JOSÉ LUIS ZUBIZARRETA-EL CORREO

  • Tanto las elecciones que se celebran hoy en Andalucía como las de Francia han desbordado sus límites geográficos y afectan de lleno a todo el país en que vivimos

Son recuerdos de viejo. Pero quienes accedimos a las urnas en edad avanzada e ilusionados por estar reinaugurando una democracia recién recuperada todavía oímos el silencio casi sagrado que se posaba sobre nuestras ciudades el día de la votación. Tenía sentido. Llegaba precedido de una jornada, llamada de reflexión, que, aunque abunden hoy quienes la declaran carente de sentido, servía para acallar el ruido de la campaña e invitaba a ejercer el derecho democrático por excelencia en la intransferible intimidad de la conciencia ciudadana. Hoy, la lejanía respecto de los hechos me permite expresar lo que pienso sin temor a turbar el sosiego de quienes se acerquen a las urnas.

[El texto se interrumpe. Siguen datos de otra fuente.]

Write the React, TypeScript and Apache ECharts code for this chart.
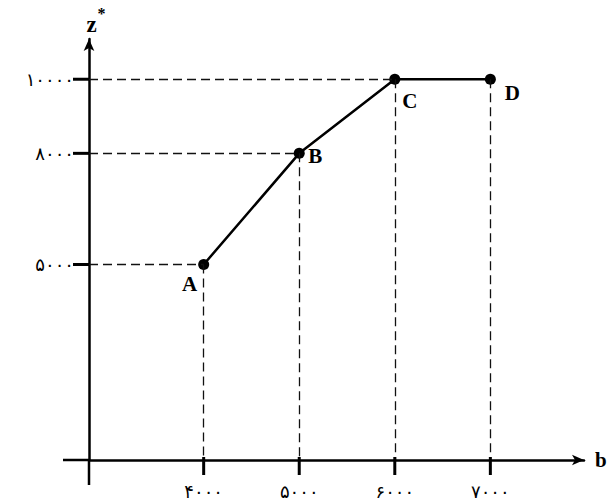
import React, { useEffect, useRef } from "react";
import * as echarts from "echarts";

// ---- data ----
const bValues = [4000, 5000, 6000, 7000];
const zValues = [5000, 8000, 10000, 10000];
const pointNames = ["A", "B", "C", "D"];
const xTickValues = [4000, 5000, 6000, 7000];
const yTickValues = [5000, 8000, 10000];

// axis extents (schematic axes: origin is not at zero)
const X_MIN = 2800;
const X_MAX = 7980;
const Y_MIN = -276;
const Y_MAX = 11086;

// label placement (style, not data)
const labelOffsets: [number, number][] = [
  [-14, 19],
  [16, 3],
  [15, 22],
  [22, 14],
];

const persianDigits = "۰۱۲۳۴۵۶۷۸۹";
const toPersian = (v: number | string) =>
  String(v).replace(/\d/g, (d) => persianDigits[+d]);

export default function App() {
  const ref = useRef<HTMLDivElement>(null);

  useEffect(() => {
    document.body.style.margin = "0";
    if (!ref.current) return;
    const chart = echarts.init(ref.current, undefined, { renderer: "svg" });

    const points = bValues.map((b, i) => ({
      value: [b, zValues[i]],
      label: {
        show: true,
        formatter: pointNames[i],
        position: "inside",
        offset: labelOffsets[i],
        color: "#000",
        fontFamily: "Liberation Serif",
        fontWeight: "bold",
        fontSize: 21,
      },
    }));

    // dashed guide lines
    const guides: any[] = [];
    const seenZ = new Set<number>();
    bValues.forEach((b, i) => {
      const z = zValues[i];
      if (!seenZ.has(z)) {
        seenZ.add(z);
        guides.push([{ coord: [X_MIN, z] }, { coord: [b, z] }]);
      }
      guides.push([{ coord: [b, z] }, { coord: [b, Y_MIN] }]);
    });

    const grid = {
      left: 89,
      right: 24,
      top: 39,
      bottom: 44,
      containLabel: false,
      outerBoundsMode: "none",
    };

    const labelCommon = {
      show: true,
      color: "#000",
      fontFamily: "DejaVu Sans",
      fontSize: 18,
      formatter: (v: number) => toPersian(v),
    };

    chart.setOption({
      animation: false,
      backgroundColor: "#fff",
      grid,
      xAxis: {
        type: "value",
        min: X_MIN,
        max: X_MAX,
        name: "b",
        nameLocation: "end",
        nameGap: 11,
        nameTextStyle: {
          color: "#000",
          fontFamily: "Liberation Serif",
          fontWeight: "bold",
          fontSize: 21,
        },
        axisLine: {
          show: true,
          onZero: false,
          symbol: ["none", "arrow"],
          symbolSize: [8, 12],
          lineStyle: { color: "#000", width: 2.5 },
        },
        axisTick: { show: false },
        axisLabel: { ...labelCommon, customValues: xTickValues, margin: 22 },
        splitLine: { show: false },
      },
      yAxis: {
        type: "value",
        min: Y_MIN,
        max: Y_MAX,
        name: "{z|z}{s|*}",
        nameLocation: "end",
        nameGap: 3,
        nameTextStyle: {
          padding: [0, 0, 0, 14],
          rich: {
            z: {
              color: "#000",
              fontFamily: "Liberation Serif",
              fontWeight: "bold",
              fontSize: 23,
              lineHeight: 23,
              verticalAlign: "bottom",
            },
            s: {
              color: "#000",
              fontFamily: "Liberation Serif",
              fontWeight: "bold",
              fontSize: 16,
              lineHeight: 16,
              verticalAlign: "bottom",
              padding: [0, 0, 15, 1],
            },
          },
        },
        axisLine: {
          show: true,
          onZero: false,
          symbol: ["none", "arrow"],
          symbolSize: [8, 12],
          lineStyle: { color: "#000", width: 2.5 },
        },
        axisTick: { show: false },
        axisLabel: { ...labelCommon, customValues: yTickValues, margin: 15 },
        splitLine: { show: false },
      },
      series: [
        {
          type: "line",
          data: [],
          z: 1,
          silent: true,
          markLine: {
            silent: true,
            symbol: ["none", "none"],
            label: { show: false },
            lineStyle: { color: "#111", width: 1.3, type: [9, 5] },
            data: guides,
          },
        },
        {
          type: "line",
          z: 3,
          data: points,
          symbol: "circle",
          symbolSize: 11,
          itemStyle: { color: "#000" },
          lineStyle: { color: "#000", width: 2.5 },
        },
      ],
    });

    // tick marks and axis stubs, positioned through the axis scales
    const toPx = (x: number, y: number) =>
      chart.convertToPixel({ xAxisIndex: 0, yAxisIndex: 0 }, [x, y]) as number[];
    const origin = toPx(X_MIN, Y_MIN);
    const elements: any[] = [
      {
        type: "polyline",
        silent: true,
        z: 100,
        shape: {
          points: [
            [origin[0] - 26, origin[1]],
            [origin[0], origin[1]],
            [origin[0], origin[1] + 25],
          ],
        },
        style: { stroke: "#000", lineWidth: 2.5, fill: "none" },
      },
    ];
    xTickValues.forEach((v) => {
      const p = toPx(v, Y_MIN);
      elements.push({
        type: "rect",
        silent: true,
        z: 100,
        shape: { x: p[0] - 1.5, y: p[1] - 3, width: 3, height: 18 },
        style: { fill: "#000" },
      });
    });
    yTickValues.forEach((v) => {
      const p = toPx(X_MIN, v);
      elements.push({
        type: "rect",
        silent: true,
        z: 100,
        shape: { x: p[0] - 16, y: p[1] - 1.5, width: 16, height: 3 },
        style: { fill: "#000" },
      });
    });
    chart.setOption({ graphic: { elements } });

    return () => chart.dispose();
  }, []);

  return (
    <div
      ref={ref}
      style={{ position: "absolute", left: 0, top: 0, width: 608, height: 504 }}
    />
  );
}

Si se dejan de lado, sólo por su lejanía física, las elecciones en Colombia, donde otro Bolsonaro amenaza con recalentar aún más el ya tórrido ambiente de Iberoamérica, en nuestro más cercano entorno se celebran hoy dos comicios que, pese a su distinto carácter, prometen condicionar, cada uno en su medida, la política que más nos afecta. Me refiero, de un lado, a los autonómicos de la Comunidad de Andalucía y, de otro, a la segunda y definitiva vuelta de las elecciones legislativas francesas.

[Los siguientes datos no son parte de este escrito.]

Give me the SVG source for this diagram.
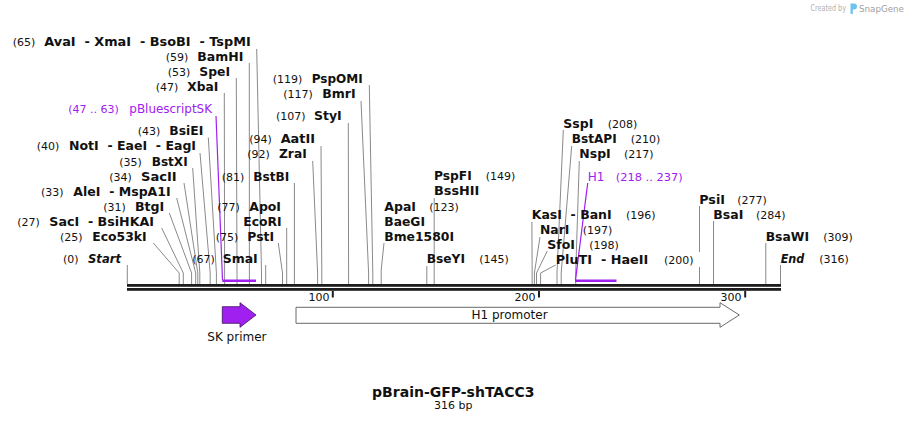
<svg xmlns="http://www.w3.org/2000/svg" width="908" height="423" viewBox="0 0 908 423">
<style>
text{font-family:"DejaVu Sans",Verdana,sans-serif;fill:#111}
.nm{font-size:12.4px;font-weight:bold}
.it{font-size:12.4px;font-weight:bold;font-style:italic}
.num{font-size:11px}
.pu{fill:#a020f0}
.sm{font-size:12px}
.ln{fill:none;stroke:#8a8a8a;stroke-width:1}
.pln{fill:none;stroke:#a020f0;stroke-width:1.2}
.bar{stroke:#a020f0;stroke-width:2.6}
.tk{font-size:11px}
</style>
<rect width="908" height="423" fill="#fff"/>

<g id="watermark">
<text x="810.5" y="11" style="font-size:8px;fill:#b0b0b0" textLength="35.5" lengthAdjust="spacingAndGlyphs">Created by</text>
<path d="M850.5 3.5 h3.5 a3 3 0 0 1 0 6 h-1.2 v4.5 h-2.3 z" fill="#6cc4ee"/>
<text x="859" y="12" style="font-size:9.5px;fill:#a0a0a0" textLength="45" lengthAdjust="spacingAndGlyphs">SnapGene</text>
</g>

<g id="connectors">
<polyline class="ln" points="256.7,49 261.5,273 261.5,284"/>
<polyline class="ln" points="249.3,63 249.4,284"/>
<polyline class="ln" points="236.3,78 237,273 237,284"/>
<polyline class="ln" points="224.3,93 224.6,273 224.6,284"/>
<polyline class="ln" points="208.3,137.5 216.4,273 216.4,284"/>
<polyline class="ln" points="200,153 210.2,273 210.2,284"/>
<polyline class="ln" points="192.7,168 199.8,273 199.8,284"/>
<polyline class="ln" points="184,183 197.8,273 197.8,284"/>
<polyline class="ln" points="176.7,198 195.7,273 195.7,284"/>
<polyline class="ln" points="169.3,213 191.6,273 191.6,284"/>
<polyline class="ln" points="161.7,228 183.3,273 183.3,284"/>
<polyline class="ln" points="153.3,243 179.2,273 179.2,284"/>
<polyline class="ln" points="127.3,265 127.3,284"/>
<polyline class="ln" points="294.4,183 294.4,284"/>
<polyline class="ln" points="286.7,228 286.7,284"/>
<polyline class="ln" points="278.3,243 282.5,273 282.5,284"/>
<polyline class="ln" points="265.7,265 265.7,284"/>
<polyline class="ln" points="321,146 321.8,273 321.8,284"/>
<polyline class="ln" points="312.7,161 317.6,273 317.6,284"/>
<polyline class="ln" points="348.3,123 348.6,284"/>
<polyline class="ln" points="361,101 368.6,273 368.6,284"/>
<polyline class="ln" points="369.3,85 372.8,273 372.8,284"/>
<polyline class="ln" points="384,243 381.2,270 381.2,284"/>
<polyline class="ln" points="434.2,198 434.2,284"/>
<polyline class="ln" points="426.8,266 426.8,284"/>
<polyline class="ln" points="563.3,130 557,273 557,284"/>
<polyline class="ln" points="571.7,146 561.2,273 561.2,284"/>
<polyline class="ln" points="579.3,161 575.7,273 575.7,284"/>
<polyline class="ln" points="531.9,222 532.2,284"/>
<polyline class="ln" points="540,237 534.4,273 534.4,284"/>
<polyline class="ln" points="547.3,251 536.5,273 536.5,284"/>
<polyline class="ln" points="555.7,265 540.6,273 540.6,284"/>
<polyline class="ln" points="699.5,206 699.5,284"/>
<polyline class="ln" points="713.5,221 713.5,284"/>
<polyline class="ln" points="765.8,243 765.8,284"/>
<polyline class="ln" points="780.5,265 780.5,284"/>
<polyline class="pln" points="216,116 222.5,280"/>
<polyline class="pln" points="587.7,183 575.5,280"/>
<line class="bar" x1="222.3" y1="280.7" x2="256" y2="280.7"/>
<line class="bar" x1="575" y1="280.7" x2="616.5" y2="280.7"/>
</g>

<g id="backbone">
<rect x="127" y="284" width="654" height="2.8" fill="#1e1e1e"/>
<rect x="127" y="288" width="654" height="2.8" fill="#1e1e1e"/>
<rect x="331.8" y="291" width="2" height="6.5" fill="#1e1e1e"/>
<rect x="538" y="291" width="2" height="6.5" fill="#1e1e1e"/>
<rect x="744.2" y="291" width="2" height="6.5" fill="#1e1e1e"/>
<text class="tk" x="329.5" y="301" text-anchor="end">100</text>
<text class="tk" x="535.5" y="301" text-anchor="end">200</text>
<text class="tk" x="741.5" y="301" text-anchor="end">300</text>
</g>

<g id="site-AvaI"><text class="num" x="12.7" y="46">(65)</text><text class="nm" x="44.3" y="46" textLength="206.4" lengthAdjust="spacingAndGlyphs" xml:space="preserve">AvaI  - XmaI  - BsoBI  - TspMI</text></g>
<g id="site-BamHI"><text class="num" x="165.7" y="60.7">(59)</text><text class="nm" x="197.3" y="60.7" textLength="46" lengthAdjust="spacingAndGlyphs">BamHI</text></g>
<g id="site-SpeI"><text class="num" x="167.7" y="75.7">(53)</text><text class="nm" x="199.3" y="75.7" textLength="30.7" lengthAdjust="spacingAndGlyphs">SpeI</text></g>
<g id="site-XbaI"><text class="num" x="155.7" y="90.7">(47)</text><text class="nm" x="187.3" y="90.7" textLength="31" lengthAdjust="spacingAndGlyphs">XbaI</text></g>
<g id="feat-pBluescriptSK"><text class="num pu" x="68.3" y="113.3">(47 .. 63)</text><text class="sm pu" x="129.3" y="113.3" textLength="82.7" lengthAdjust="spacingAndGlyphs">pBluescriptSK</text></g>
<g id="site-BsiEI"><text class="num" x="137.7" y="135">(43)</text><text class="nm" x="169.3" y="135" textLength="34" lengthAdjust="spacingAndGlyphs">BsiEI</text></g>
<g id="site-NotI"><text class="num" x="36.7" y="150">(40)</text><text class="nm" x="69" y="150" textLength="127" lengthAdjust="spacingAndGlyphs" xml:space="preserve">NotI  - EaeI  - EagI</text></g>
<g id="site-BstXI"><text class="num" x="119.3" y="165.7">(35)</text><text class="nm" x="151.7" y="165.7" textLength="36" lengthAdjust="spacingAndGlyphs">BstXI</text></g>
<g id="site-SacII"><text class="num" x="109.3" y="180.7">(34)</text><text class="nm" x="141" y="180.7" textLength="35.7" lengthAdjust="spacingAndGlyphs">SacII</text></g>
<g id="site-AleI"><text class="num" x="41" y="195.7">(33)</text><text class="nm" x="73.3" y="195.7" textLength="97.4" lengthAdjust="spacingAndGlyphs" xml:space="preserve">AleI  - MspA1I</text></g>
<g id="site-BtgI"><text class="num" x="103.3" y="210.7">(31)</text><text class="nm" x="135" y="210.7" textLength="29.3" lengthAdjust="spacingAndGlyphs">BtgI</text></g>
<g id="site-SacI"><text class="num" x="17.3" y="225.7">(27)</text><text class="nm" x="49.3" y="225.7" textLength="104.7" lengthAdjust="spacingAndGlyphs" xml:space="preserve">SacI  - BsiHKAI</text></g>
<g id="site-Eco53kI"><text class="num" x="60" y="240.7">(25)</text><text class="nm" x="92.3" y="240.7" textLength="54.4" lengthAdjust="spacingAndGlyphs">Eco53kI</text></g>
<g id="site-Start"><text class="num" x="63" y="263.3">(0)</text><text class="it" x="88" y="263.3" textLength="33" lengthAdjust="spacingAndGlyphs">Start</text></g>

<g id="site-BstBI"><text class="num" x="221.7" y="180.7">(81)</text><text class="nm" x="253.3" y="180.7" textLength="36" lengthAdjust="spacingAndGlyphs">BstBI</text></g>
<g id="site-ApoI"><text class="num" x="217.3" y="210.7">(77)</text><text class="nm" x="249.3" y="210.7" textLength="31.7" lengthAdjust="spacingAndGlyphs">ApoI</text></g>
<g id="site-EcoRI"><text class="nm" x="243.3" y="225.7" textLength="38.4" lengthAdjust="spacingAndGlyphs">EcoRI</text></g>
<g id="site-PstI"><text class="num" x="215.7" y="240.7">(75)</text><text class="nm" x="247.3" y="240.7" textLength="26.7" lengthAdjust="spacingAndGlyphs">PstI</text></g>
<g id="site-SmaI"><text class="num" x="192.3" y="263.3">(67)</text><text class="nm" x="222.7" y="263.3" textLength="35" lengthAdjust="spacingAndGlyphs">SmaI</text></g>
<g id="site-AatII"><text class="num" x="249.3" y="143.3">(94)</text><text class="nm" x="280.7" y="143.3" textLength="34.3" lengthAdjust="spacingAndGlyphs">AatII</text></g>
<g id="site-ZraI"><text class="num" x="247.3" y="158.3">(92)</text><text class="nm" x="279" y="158.3" textLength="27.7" lengthAdjust="spacingAndGlyphs">ZraI</text></g>
<g id="site-StyI"><text class="num" x="276" y="120">(107)</text><text class="nm" x="314" y="120" textLength="27.7" lengthAdjust="spacingAndGlyphs">StyI</text></g>
<g id="site-BmrI"><text class="num" x="283.3" y="98.3">(117)</text><text class="nm" x="322.3" y="98.3" textLength="33.4" lengthAdjust="spacingAndGlyphs">BmrI</text></g>
<g id="site-PspOMI"><text class="num" x="272.7" y="83.3">(119)</text><text class="nm" x="311.7" y="83.3" textLength="51" lengthAdjust="spacingAndGlyphs">PspOMI</text></g>

<g id="site-ApaI"><text class="nm" x="384.3" y="210.7" textLength="31.7" lengthAdjust="spacingAndGlyphs">ApaI</text><text class="num" x="429.3" y="210.7">(123)</text><text class="nm" x="384.3" y="225.7" textLength="40.7" lengthAdjust="spacingAndGlyphs">BaeGI</text><text class="nm" x="384.3" y="240.7" textLength="69.7" lengthAdjust="spacingAndGlyphs">Bme1580I</text></g>
<g id="site-PspFI"><text class="nm" x="434" y="180" textLength="37.7" lengthAdjust="spacingAndGlyphs">PspFI</text><text class="num" x="485.7" y="180">(149)</text><text class="nm" x="434" y="195" textLength="45.3" lengthAdjust="spacingAndGlyphs">BssHII</text></g>
<g id="site-BseYI"><text class="nm" x="426.7" y="263.3" textLength="38.3" lengthAdjust="spacingAndGlyphs">BseYI</text><text class="num" x="479.3" y="263.3">(145)</text></g>
<g id="site-SspI"><text class="nm" x="563.3" y="128.3" textLength="30" lengthAdjust="spacingAndGlyphs">SspI</text><text class="num" x="607.7" y="128.3">(208)</text></g>
<g id="site-BstAPI"><text class="nm" x="571.7" y="143.3" textLength="45" lengthAdjust="spacingAndGlyphs">BstAPI</text><text class="num" x="630.7" y="143.3">(210)</text></g>
<g id="site-NspI"><text class="nm" x="579.3" y="158.3" textLength="31.4" lengthAdjust="spacingAndGlyphs">NspI</text><text class="num" x="624" y="158.3">(217)</text></g>
<g id="feat-H1"><text class="sm pu" x="587.7" y="181">H1</text><text class="num pu" x="615.7" y="181" textLength="67" lengthAdjust="spacingAndGlyphs">(218 .. 237)</text></g>
<g id="site-KasI"><text class="nm" x="531.7" y="219" textLength="80" lengthAdjust="spacingAndGlyphs" xml:space="preserve">KasI  - BanI</text><text class="num" x="626" y="219">(196)</text></g>
<g id="site-NarI"><text class="nm" x="540" y="234" textLength="29.3" lengthAdjust="spacingAndGlyphs">NarI</text><text class="num" x="582.7" y="234">(197)</text></g>
<g id="site-SfoI"><text class="nm" x="547.3" y="249" textLength="27.7" lengthAdjust="spacingAndGlyphs">SfoI</text><text class="num" x="589.3" y="249">(198)</text></g>
<g id="site-PluTI"><rect x="660" y="252" width="43" height="15" fill="#fff"/><text class="nm" x="555.7" y="264" textLength="92.6" lengthAdjust="spacingAndGlyphs" xml:space="preserve">PluTI  - HaeII</text><text class="num" x="664" y="264">(200)</text></g>
<g id="site-PsiI"><text class="nm" x="699.3" y="204" textLength="25.7" lengthAdjust="spacingAndGlyphs">PsiI</text><text class="num" x="737.3" y="204">(277)</text></g>
<g id="site-BsaI"><text class="nm" x="713.3" y="219" textLength="30" lengthAdjust="spacingAndGlyphs">BsaI</text><text class="num" x="756" y="219">(284)</text></g>
<g id="site-BsaWI"><text class="nm" x="765.7" y="241" textLength="43.3" lengthAdjust="spacingAndGlyphs">BsaWI</text><text class="num" x="823.3" y="241">(309)</text></g>
<g id="site-End"><text class="it" x="780.7" y="263.3" textLength="23.6" lengthAdjust="spacingAndGlyphs">End</text><text class="num" x="819.3" y="263.3">(316)</text></g>

<g id="feat-SKprimer">
<path d="M222.3 306.7 H240 V302.7 L256 315 L240 327.3 V323.3 H222.3 Z" fill="#a020f0" stroke="#3c0f5c" stroke-width="0.8"/>
<text class="sm" x="207.3" y="341">SK primer</text>
</g>
<g id="feat-H1promoter">
<path d="M296 307.3 H720 V302.7 L739.3 315 L720 327.3 V323.3 H296 Z" fill="#fff" stroke="#6a6a6a" stroke-width="1"/>
<text class="sm" x="509.5" y="319" text-anchor="middle">H1 promoter</text>
</g>

<g id="title">
<text x="453.3" y="396.7" text-anchor="middle" style="font-size:14px;font-weight:bold">pBrain-GFP-shTACC3</text>
<text x="453.3" y="409.3" text-anchor="middle" style="font-size:11px">316 bp</text>
</g>
</svg>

Los de la Comunidad de Andalucía han desbordado sus límites geográficos y adquirido relevancia de generales. Cabría considerarlas su ensayo general. La incógnita a despejar se centra, casi por interés de Estado, no tanto en quién se llevará la victoria, cuanto en qué puesto obtendrá y qué papel desempeñará ese, hoy, tercero en discordia y, siempre, inquietante Vox. Dos reflexiones al respecto. La primera versa sobre las posibilidades que a este partido atribuyen las encuestas y que, visto el desarrollo de la campaña, resultan desmesuradas. Cuesta creer, en efecto, que las excentricidades de la candidata local, Macarena Olona, y el fanatismo histérico de la exótica invitada, la neofascista italiana Giorgia Meloni, sean del agrado de un ciudadano andaluz que aún conservará de Séneca una brizna de su estoica sensatez y sentido de la moderación. No sería la primera vez que la campaña se encuentra con lo contrario de lo que busca.

Más inquietante y de otro orden es la segunda reflexión. Tanto el eventual acceso de Vox al Gobierno como su apoyo a la investidura acarrearían graves inconvenientes tanto para el partido que de ello se beneficiara como para el sistema democrático en su conjunto. Vox es un partido tóxico. A su dañina ideología suma su inmadurez. Daña a quien acompaña y corroe las instituciones en que se asienta. Este segundo efecto de la corrosión del sistema pone a todos los partidos que con aquél se dicen comprometidos frente a un dilema del que no pueden desentenderse y, menos aún, sacar provecho por inhibición. Mal actuaría quien usara esa toxicidad, con su inclusión en el gobierno o su apoyo externo, para satisfacer sus ambiciones, pero no obraría mejor quien, pudiendo evitarlo, lo permitiera para sacar provecho. La amenaza de Vox va contra todos y a todos toca contrarrestarla. Nada bueno auguran, al respecto, ni los precedentes de unos ni el ‘no es no’ de los otros que aún retumba en los oídos del país. Hora es de no refugiarse en falsas razones o en altisonante retórica para implicarse o inhibirse en problemas que son de Estado. Ha llegado el punto de inflexión. O se deja que Vox sea el tema central de la próxima campaña y único del futuro debate político o, aprovechando la coyuntura, se da por acabada la etapa de extrema polarización en que la política se ha estancado.

También el resultado de las elecciones francesas nos concierne. No por el país, sino por la repercusión que tendrán sobre la Unión Europea. Sus asuntos son también nuestros. O la Unión avanza hacia una cada vez mayor federalización o descarrila todo el proceso. Forzar una cohabitación de tan contrastado signo como el que representan Macron y Mélenchon conllevaría el riesgo de hacer empantanar la política europea y provocaría en los países miembros reacciones de carácter imprevisible e incontrolable. No se enfrentan hoy en Francia dos planteamientos políticos que se alternan al uso en el gobierno del país, sino dos corrientes de pensamiento que ponen en cuestión, entre otras cosas, el propio ser de la Unión Europea. Tal y como se ha planteado el debate, la cosa va de consolidación o desmantelamiento. No es cosa que interese sólo a los franceses. No sería la primera vez que lo que ocurre en Francia afectara de lleno a sus vecinos. Con más motivo hoy, que comparten una misma comunidad política.